Appeared, mostly-fully-formed, in Version 7 AT&T UNIX, as join(1) – "relational database operator":

join [ options ] file1 file2

with a usage string of

usage: join [-j1 x -j2 y] [-o list] file1 file2

but with a realistic USAGE of

join [-j[1|2] field] [-o [{1|2}.field]…] [-e replacement] [-tdelimiter] [-a[1|2]] file1 file2

(with plain -j (or any non-1|2) being equivalent to -j1 field -j2 field; this is undocumented) (with -o taking multiple arguments) (with plain -t making delimiter NUL; this is undocumented) (with plain -a (or any non-1|2) being equivalent to -a 1 -a 2; this is undocumented) (with only file1 being allowed to be "-"; file2 being a pipe yields an infinite loop), Lines may be up to BUFSIZ (512) bytes and up to 20 fields; this is undocumented. Without -t, an empty line in either input file is treated as EOF. The order is the byte order.

AT&T System III UNIX breaks -tnothing (NUL).

X/Open Portability Guide Issue 2 (“XPG2”) carries a formalised-but-equivalent-to-Version 7 AT&T UNIX join.

X/Open Portability Guide Issue 3 (“XPG3”) invents the modern collation behaviour, shaded IN ("Internationalised functionality", defined as optional).

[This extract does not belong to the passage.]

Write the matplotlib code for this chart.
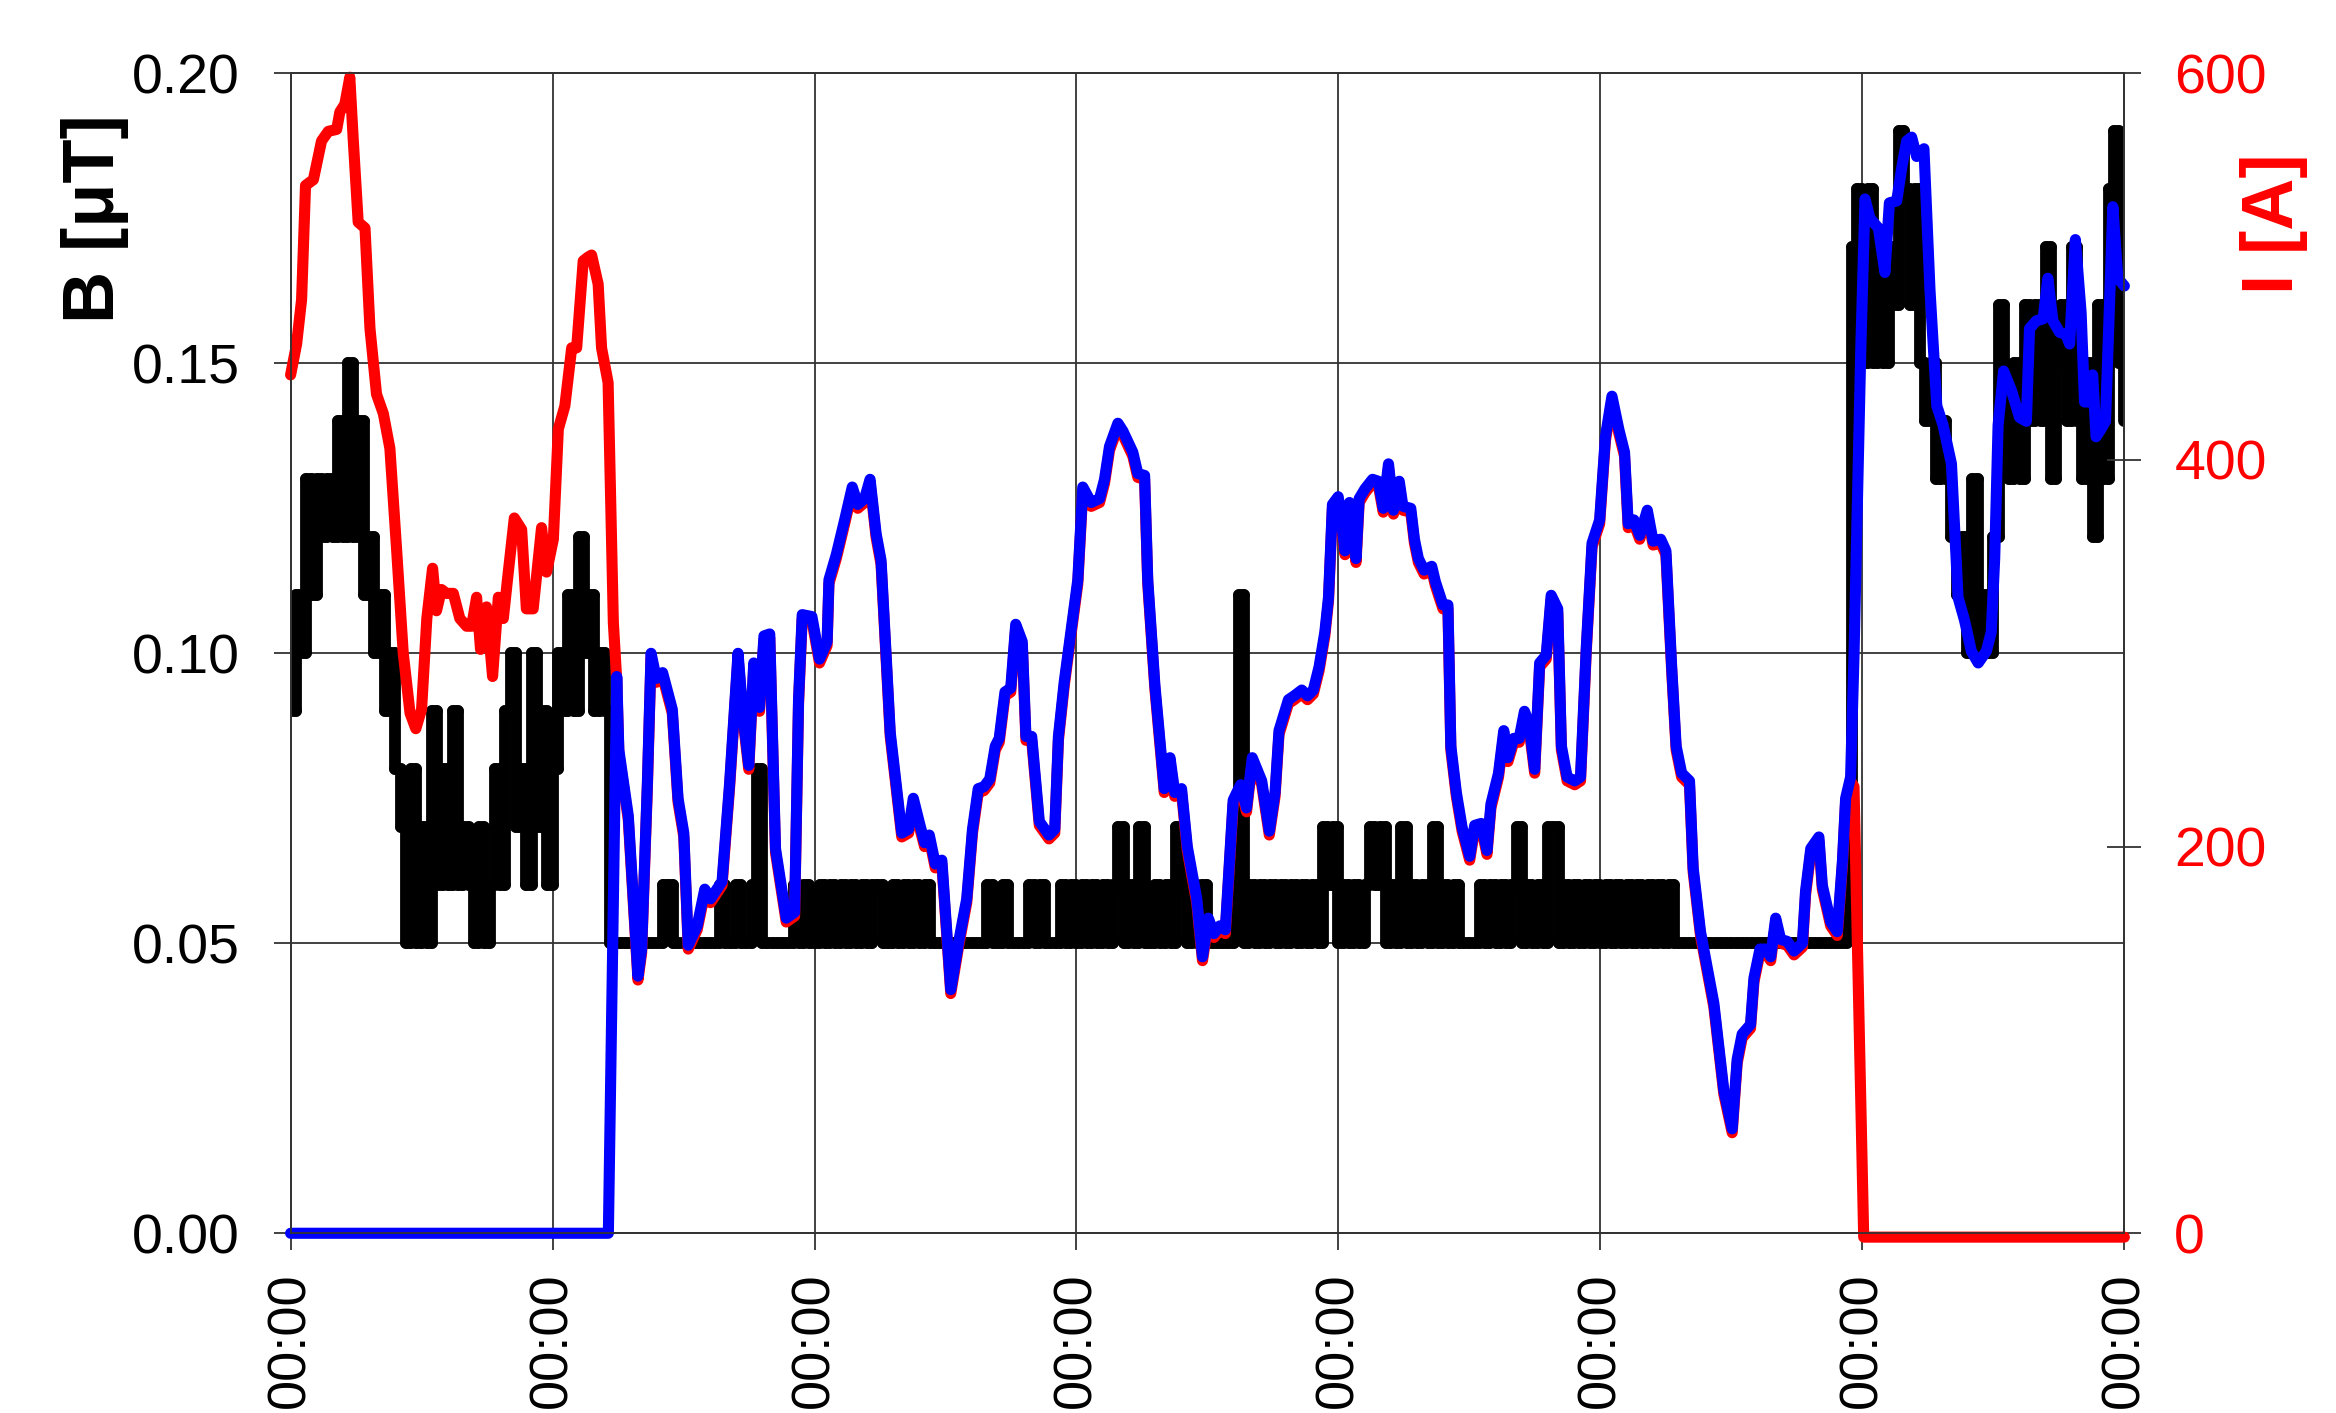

IEEE Std 1003.2 (“POSIX.2”), invents the present-day usage (-v, -12, no spacing requirements, &c.) to conform to the modern Utility Syntax Guidelines, shading -j1 field, -j2 field, and -j field OB(solete); notably, this is the first time -j is actually documented. -o is also a present-day-like single string (OB-shaded text allows multiple arguments); 0 is new. Both input files must be text files (LINE_MAX, no NULs), and either may be "-", as present-day.

4.4BSD invents a new join strictly to the letter of IEEE Std 1003.2 (“POSIX.2”) (with the obsolete bits) (though with dynamically-sized lines), which means that -jQ field is no longer equivalent to -j field.

IEEE Std 1003.1-2001 (“POSIX.1”) removes -j1, -j2, -j, and multi-argument -o.